*Direction:* Go through the records and give each one again exactly.

Record extracts start

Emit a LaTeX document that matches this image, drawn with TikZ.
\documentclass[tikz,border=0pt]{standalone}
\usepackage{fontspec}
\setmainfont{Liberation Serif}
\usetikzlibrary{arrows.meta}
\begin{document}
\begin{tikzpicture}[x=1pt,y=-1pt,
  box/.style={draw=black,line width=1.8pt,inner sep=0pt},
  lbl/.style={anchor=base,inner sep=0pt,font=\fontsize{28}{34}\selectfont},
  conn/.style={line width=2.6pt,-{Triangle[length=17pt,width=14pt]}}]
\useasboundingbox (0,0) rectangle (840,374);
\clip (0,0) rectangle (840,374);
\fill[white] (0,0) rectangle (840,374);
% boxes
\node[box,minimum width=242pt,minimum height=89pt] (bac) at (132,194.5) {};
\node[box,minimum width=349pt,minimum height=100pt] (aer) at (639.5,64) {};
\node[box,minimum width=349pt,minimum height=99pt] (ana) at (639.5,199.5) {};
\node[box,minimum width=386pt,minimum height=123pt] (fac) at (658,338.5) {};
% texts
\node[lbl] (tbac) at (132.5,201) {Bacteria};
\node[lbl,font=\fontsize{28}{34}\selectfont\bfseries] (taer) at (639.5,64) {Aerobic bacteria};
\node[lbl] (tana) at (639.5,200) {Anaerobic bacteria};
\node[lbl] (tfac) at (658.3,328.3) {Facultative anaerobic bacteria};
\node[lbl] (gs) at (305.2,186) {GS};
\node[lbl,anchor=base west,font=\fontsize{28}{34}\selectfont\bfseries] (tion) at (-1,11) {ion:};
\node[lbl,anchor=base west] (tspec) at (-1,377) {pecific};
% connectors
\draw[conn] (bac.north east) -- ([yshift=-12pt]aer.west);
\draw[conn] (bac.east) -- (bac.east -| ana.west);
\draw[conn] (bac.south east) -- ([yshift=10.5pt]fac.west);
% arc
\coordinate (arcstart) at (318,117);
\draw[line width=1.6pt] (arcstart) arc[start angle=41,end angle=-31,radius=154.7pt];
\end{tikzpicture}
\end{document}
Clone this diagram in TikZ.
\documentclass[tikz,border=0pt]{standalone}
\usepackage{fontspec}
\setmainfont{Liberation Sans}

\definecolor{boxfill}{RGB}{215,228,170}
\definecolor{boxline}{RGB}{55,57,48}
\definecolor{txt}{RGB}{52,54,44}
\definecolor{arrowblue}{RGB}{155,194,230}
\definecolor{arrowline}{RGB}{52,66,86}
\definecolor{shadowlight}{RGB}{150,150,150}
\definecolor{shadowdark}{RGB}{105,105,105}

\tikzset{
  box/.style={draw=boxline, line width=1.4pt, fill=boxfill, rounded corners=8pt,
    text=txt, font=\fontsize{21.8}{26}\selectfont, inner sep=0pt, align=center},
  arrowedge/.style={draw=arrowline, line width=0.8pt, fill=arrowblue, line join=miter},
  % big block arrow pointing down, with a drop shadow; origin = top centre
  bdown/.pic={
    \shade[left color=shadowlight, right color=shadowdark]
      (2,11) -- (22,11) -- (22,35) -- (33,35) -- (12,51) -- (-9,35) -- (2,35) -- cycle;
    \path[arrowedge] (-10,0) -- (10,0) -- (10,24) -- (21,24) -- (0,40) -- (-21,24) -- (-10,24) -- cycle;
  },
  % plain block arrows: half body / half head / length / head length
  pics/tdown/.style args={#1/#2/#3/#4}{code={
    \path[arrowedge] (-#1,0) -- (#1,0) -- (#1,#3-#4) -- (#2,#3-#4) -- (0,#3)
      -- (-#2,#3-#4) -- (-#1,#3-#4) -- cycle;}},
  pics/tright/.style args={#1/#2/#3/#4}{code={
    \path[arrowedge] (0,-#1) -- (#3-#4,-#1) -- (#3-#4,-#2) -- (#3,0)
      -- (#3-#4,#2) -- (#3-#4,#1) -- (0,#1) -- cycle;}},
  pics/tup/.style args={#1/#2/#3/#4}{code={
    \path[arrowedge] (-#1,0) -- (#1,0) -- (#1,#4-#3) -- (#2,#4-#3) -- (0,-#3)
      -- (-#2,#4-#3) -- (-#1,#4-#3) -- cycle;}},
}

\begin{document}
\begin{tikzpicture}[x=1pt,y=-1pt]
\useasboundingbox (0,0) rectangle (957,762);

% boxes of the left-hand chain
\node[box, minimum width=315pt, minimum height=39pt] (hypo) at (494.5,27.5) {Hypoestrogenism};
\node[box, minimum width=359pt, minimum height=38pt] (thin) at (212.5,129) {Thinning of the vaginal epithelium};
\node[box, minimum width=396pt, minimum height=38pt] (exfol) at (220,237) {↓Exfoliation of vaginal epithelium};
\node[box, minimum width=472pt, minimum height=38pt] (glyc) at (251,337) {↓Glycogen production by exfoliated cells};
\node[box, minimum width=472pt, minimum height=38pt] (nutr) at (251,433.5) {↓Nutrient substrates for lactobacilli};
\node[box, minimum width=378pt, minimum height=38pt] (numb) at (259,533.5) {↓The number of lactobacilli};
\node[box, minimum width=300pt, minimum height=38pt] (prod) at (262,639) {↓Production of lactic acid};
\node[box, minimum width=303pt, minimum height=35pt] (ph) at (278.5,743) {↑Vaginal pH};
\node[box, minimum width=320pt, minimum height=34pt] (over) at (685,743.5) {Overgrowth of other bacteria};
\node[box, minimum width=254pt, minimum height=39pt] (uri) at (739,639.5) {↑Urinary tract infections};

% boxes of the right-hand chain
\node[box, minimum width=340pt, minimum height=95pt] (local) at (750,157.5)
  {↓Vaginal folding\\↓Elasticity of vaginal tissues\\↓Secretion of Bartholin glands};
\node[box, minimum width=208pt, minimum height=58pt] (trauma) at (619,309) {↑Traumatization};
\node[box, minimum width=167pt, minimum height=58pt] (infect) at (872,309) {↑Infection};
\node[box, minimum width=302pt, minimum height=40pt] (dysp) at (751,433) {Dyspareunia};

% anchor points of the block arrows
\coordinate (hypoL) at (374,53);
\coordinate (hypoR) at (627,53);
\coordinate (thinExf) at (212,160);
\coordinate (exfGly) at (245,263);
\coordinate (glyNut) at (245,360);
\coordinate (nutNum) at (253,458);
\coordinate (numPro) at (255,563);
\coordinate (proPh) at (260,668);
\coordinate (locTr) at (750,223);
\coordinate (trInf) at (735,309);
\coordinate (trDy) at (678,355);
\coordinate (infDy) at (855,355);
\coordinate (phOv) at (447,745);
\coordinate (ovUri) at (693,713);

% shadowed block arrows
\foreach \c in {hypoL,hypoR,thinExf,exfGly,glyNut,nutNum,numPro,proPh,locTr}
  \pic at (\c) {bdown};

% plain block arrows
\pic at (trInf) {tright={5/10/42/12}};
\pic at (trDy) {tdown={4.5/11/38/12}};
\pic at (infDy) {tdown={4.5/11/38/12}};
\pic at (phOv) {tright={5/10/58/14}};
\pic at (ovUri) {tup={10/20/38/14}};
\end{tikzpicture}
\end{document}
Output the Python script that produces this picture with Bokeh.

Record extracts end

*Complete response:*
Emit a LaTeX document that matches this image, drawn with TikZ.
\documentclass[tikz,border=0pt]{standalone}
\usepackage{fontspec}
\setmainfont{Liberation Serif}
\usetikzlibrary{arrows.meta}
\begin{document}
\begin{tikzpicture}[x=1pt,y=-1pt,
  box/.style={draw=black,line width=1.8pt,inner sep=0pt},
  lbl/.style={anchor=base,inner sep=0pt,font=\fontsize{28}{34}\selectfont},
  conn/.style={line width=2.6pt,-{Triangle[length=17pt,width=14pt]}}]
\useasboundingbox (0,0) rectangle (840,374);
\clip (0,0) rectangle (840,374);
\fill[white] (0,0) rectangle (840,374);
% boxes
\node[box,minimum width=242pt,minimum height=89pt] (bac) at (132,194.5) {};
\node[box,minimum width=349pt,minimum height=100pt] (aer) at (639.5,64) {};
\node[box,minimum width=349pt,minimum height=99pt] (ana) at (639.5,199.5) {};
\node[box,minimum width=386pt,minimum height=123pt] (fac) at (658,338.5) {};
% texts
\node[lbl] (tbac) at (132.5,201) {Bacteria};
\node[lbl,font=\fontsize{28}{34}\selectfont\bfseries] (taer) at (639.5,64) {Aerobic bacteria};
\node[lbl] (tana) at (639.5,200) {Anaerobic bacteria};
\node[lbl] (tfac) at (658.3,328.3) {Facultative anaerobic bacteria};
\node[lbl] (gs) at (305.2,186) {GS};
\node[lbl,anchor=base west,font=\fontsize{28}{34}\selectfont\bfseries] (tion) at (-1,11) {ion:};
\node[lbl,anchor=base west] (tspec) at (-1,377) {pecific};
% connectors
\draw[conn] (bac.north east) -- ([yshift=-12pt]aer.west);
\draw[conn] (bac.east) -- (bac.east -| ana.west);
\draw[conn] (bac.south east) -- ([yshift=10.5pt]fac.west);
% arc
\coordinate (arcstart) at (318,117);
\draw[line width=1.6pt] (arcstart) arc[start angle=41,end angle=-31,radius=154.7pt];
\end{tikzpicture}
\end{document}
Clone this diagram in TikZ.
\documentclass[tikz,border=0pt]{standalone}
\usepackage{fontspec}
\setmainfont{Liberation Sans}

\definecolor{boxfill}{RGB}{215,228,170}
\definecolor{boxline}{RGB}{55,57,48}
\definecolor{txt}{RGB}{52,54,44}
\definecolor{arrowblue}{RGB}{155,194,230}
\definecolor{arrowline}{RGB}{52,66,86}
\definecolor{shadowlight}{RGB}{150,150,150}
\definecolor{shadowdark}{RGB}{105,105,105}

\tikzset{
  box/.style={draw=boxline, line width=1.4pt, fill=boxfill, rounded corners=8pt,
    text=txt, font=\fontsize{21.8}{26}\selectfont, inner sep=0pt, align=center},
  arrowedge/.style={draw=arrowline, line width=0.8pt, fill=arrowblue, line join=miter},
  % big block arrow pointing down, with a drop shadow; origin = top centre
  bdown/.pic={
    \shade[left color=shadowlight, right color=shadowdark]
      (2,11) -- (22,11) -- (22,35) -- (33,35) -- (12,51) -- (-9,35) -- (2,35) -- cycle;
    \path[arrowedge] (-10,0) -- (10,0) -- (10,24) -- (21,24) -- (0,40) -- (-21,24) -- (-10,24) -- cycle;
  },
  % plain block arrows: half body / half head / length / head length
  pics/tdown/.style args={#1/#2/#3/#4}{code={
    \path[arrowedge] (-#1,0) -- (#1,0) -- (#1,#3-#4) -- (#2,#3-#4) -- (0,#3)
      -- (-#2,#3-#4) -- (-#1,#3-#4) -- cycle;}},
  pics/tright/.style args={#1/#2/#3/#4}{code={
    \path[arrowedge] (0,-#1) -- (#3-#4,-#1) -- (#3-#4,-#2) -- (#3,0)
      -- (#3-#4,#2) -- (#3-#4,#1) -- (0,#1) -- cycle;}},
  pics/tup/.style args={#1/#2/#3/#4}{code={
    \path[arrowedge] (-#1,0) -- (#1,0) -- (#1,#4-#3) -- (#2,#4-#3) -- (0,-#3)
      -- (-#2,#4-#3) -- (-#1,#4-#3) -- cycle;}},
}

\begin{document}
\begin{tikzpicture}[x=1pt,y=-1pt]
\useasboundingbox (0,0) rectangle (957,762);

% boxes of the left-hand chain
\node[box, minimum width=315pt, minimum height=39pt] (hypo) at (494.5,27.5) {Hypoestrogenism};
\node[box, minimum width=359pt, minimum height=38pt] (thin) at (212.5,129) {Thinning of the vaginal epithelium};
\node[box, minimum width=396pt, minimum height=38pt] (exfol) at (220,237) {↓Exfoliation of vaginal epithelium};
\node[box, minimum width=472pt, minimum height=38pt] (glyc) at (251,337) {↓Glycogen production by exfoliated cells};
\node[box, minimum width=472pt, minimum height=38pt] (nutr) at (251,433.5) {↓Nutrient substrates for lactobacilli};
\node[box, minimum width=378pt, minimum height=38pt] (numb) at (259,533.5) {↓The number of lactobacilli};
\node[box, minimum width=300pt, minimum height=38pt] (prod) at (262,639) {↓Production of lactic acid};
\node[box, minimum width=303pt, minimum height=35pt] (ph) at (278.5,743) {↑Vaginal pH};
\node[box, minimum width=320pt, minimum height=34pt] (over) at (685,743.5) {Overgrowth of other bacteria};
\node[box, minimum width=254pt, minimum height=39pt] (uri) at (739,639.5) {↑Urinary tract infections};

% boxes of the right-hand chain
\node[box, minimum width=340pt, minimum height=95pt] (local) at (750,157.5)
  {↓Vaginal folding\\↓Elasticity of vaginal tissues\\↓Secretion of Bartholin glands};
\node[box, minimum width=208pt, minimum height=58pt] (trauma) at (619,309) {↑Traumatization};
\node[box, minimum width=167pt, minimum height=58pt] (infect) at (872,309) {↑Infection};
\node[box, minimum width=302pt, minimum height=40pt] (dysp) at (751,433) {Dyspareunia};

% anchor points of the block arrows
\coordinate (hypoL) at (374,53);
\coordinate (hypoR) at (627,53);
\coordinate (thinExf) at (212,160);
\coordinate (exfGly) at (245,263);
\coordinate (glyNut) at (245,360);
\coordinate (nutNum) at (253,458);
\coordinate (numPro) at (255,563);
\coordinate (proPh) at (260,668);
\coordinate (locTr) at (750,223);
\coordinate (trInf) at (735,309);
\coordinate (trDy) at (678,355);
\coordinate (infDy) at (855,355);
\coordinate (phOv) at (447,745);
\coordinate (ovUri) at (693,713);

% shadowed block arrows
\foreach \c in {hypoL,hypoR,thinExf,exfGly,glyNut,nutNum,numPro,proPh,locTr}
  \pic at (\c) {bdown};

% plain block arrows
\pic at (trInf) {tright={5/10/42/12}};
\pic at (trDy) {tdown={4.5/11/38/12}};
\pic at (infDy) {tdown={4.5/11/38/12}};
\pic at (phOv) {tright={5/10/58/14}};
\pic at (ovUri) {tup={10/20/38/14}};
\end{tikzpicture}
\end{document}
Output the Python script that produces this picture with Bokeh.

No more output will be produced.